Worawut Saengampa

Personal information
- Born: 23 December 1992 (age 33) Bangkok, Thailand

Sport
- Sport: Boccia
- Disability class: BC2

Medal record
Paralympic Games
| Gold medal – first place | 2016 Rio de Janeiro | Team BC1–2 |
| Gold medal – first place | 2020 Tokyo | Team BC1–2 |
| Gold medal – first place | 2024 Paris | Individual BC2 |
| Silver medal – second place | 2016 Rio de Janeiro | Individual BC2 |
Asian Para Games
| Gold medal – first place | 2014 Incheon | Individual BC2 |
| Gold medal – first place | 2014 Incheon | Team BC1-2 |
| Gold medal – first place | 2018 Jakarta | Team BC1–2 |
| Gold medal – first place | 2018 Jakarta | Individual BC2 |
| Bronze medal – third place | 2022 Hangzhou | Team BC1–2 |

= Worawut Saengampa =

Thai Paralympic boccia player (born 1992)

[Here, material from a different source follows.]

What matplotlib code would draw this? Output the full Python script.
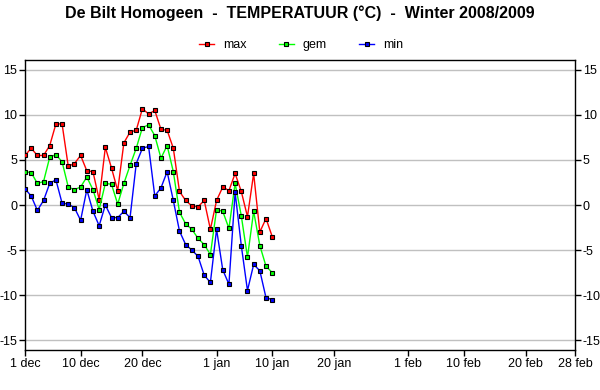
import matplotlib
matplotlib.use("Agg")
import matplotlib.pyplot as plt

plt.rcParams['font.family'] = ['Liberation Sans', 'DejaVu Sans']

# day index from 1 dec 2008
days = list(range(41))
t_max = [5.5, 6.3, 5.5, 5.5, 6.6, 9.0, 9.0, 4.3, 4.6, 5.5, 3.8, 3.7, 0.6, 6.4, 4.1,
         1.6, 6.9, 8.1, 8.3, 10.7, 10.1, 10.5, 8.4, 8.3, 6.3, 1.5, 0.5, -0.1, -0.2,
         0.5, -2.7, 0.5, 2.0, 1.6, 3.5, 1.5, -1.3, 3.5, -3.0, -1.5, -3.5]
t_gem = [3.7, 3.6, 2.4, 2.6, 5.3, 5.6, 4.8, 2.0, 1.7, 2.0, 3.1, 1.7, -0.5, 2.4, 2.3,
         0.1, 2.4, 4.4, 6.3, 8.6, 8.9, 7.7, 5.2, 6.6, 3.7, -0.8, -2.1, -2.7, -3.7,
         -4.4, -5.5, -0.5, -0.7, -2.6, 2.4, -1.2, -5.8, -0.7, -4.5, -6.8, -7.5]
t_min = [1.8, 1.0, -0.6, 0.5, 2.4, 2.8, 0.2, 0.1, -0.3, -1.7, 1.7, -0.7, -2.3, 0.0, -1.4,
         -1.4, -0.7, -1.4, 4.6, 6.3, 6.5, 1.0, 1.9, 3.7, 0.5, -2.9, -4.4, -5.0, -5.7,
         -7.8, -8.6, -2.7, -7.2, -8.8, 1.4, -4.5, -9.5, -6.6, -7.3, -10.3, -10.5]

tick_days = [0, 9, 19, 31, 40, 50, 62, 71, 81, 89]
tick_labels = ["1 dec", "10 dec", "20 dec", "1 jan", "10 jan", "20 jan",
               "1 feb", "10 feb", "20 feb", "28 feb"]
y_ticks = [-15, -10, -5, 0, 5, 10, 15]

fig = plt.figure(figsize=(6, 3.9), dpi=100)
ax = fig.add_axes([25/600, 1-350/390, 550/600, 290/390])

series = [("max", t_max, "#ff0000"), ("gem", t_gem, "#00ff00"), ("min", t_min, "#0000ff")]
handles = []
for name, vals, col in series:
    h, = ax.plot(days, vals, color=col, lw=1.0, marker='s', markersize=3.0,
                 markerfacecolor=col, markeredgecolor='black', markeredgewidth=0.8,
                 label=name, zorder=3)
    handles.append(h)

ax.set_xlim(0, 89)
ax.set_ylim(-16.1, 16.1)
ax.set_xticks(tick_days)
ax.set_xticklabels(tick_labels)
ax.set_yticks(y_ticks)
ax.set_yticklabels([str(v) for v in y_ticks])
ax.yaxis.grid(True, color='#c0c0c0', lw=1.0)
ax.set_axisbelow(True)
ax.tick_params(axis='both', direction='out', length=4, width=1, labelsize=9,
               colors='black', pad=1.5)
ax.tick_params(axis='y', left=True, right=True, labelleft=True, labelright=True)
for sp in ax.spines.values():
    sp.set_color('black')
    sp.set_linewidth(1.0)

fig.text(0.5, 1-13/390, "De Bilt Homogeen  -  TEMPERATUUR (°C)  -  Winter 2008/2009",
         ha='center', va='center', fontsize=11.5, fontweight='bold')

fig.legend(handles=handles, loc='center', bbox_to_anchor=(301/600, 1-45/390),
           ncol=3, frameon=False, fontsize=9, handlelength=1.2, handletextpad=0.7,
           columnspacing=2.6, borderpad=0, markerscale=1.0)

fig.savefig("out.png", dpi=100)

Worawut Saengampa (วรวุฒิ แสงอำภา; born 23 December 1992) is a Thai boccia player who represented Thailand at the 2016 and 2020 Summer Paralympics. He, along with his three teammates, won a gold medal in Boccia in the Mixed Team BC1–2 event. He also won another silver medal in the individual event.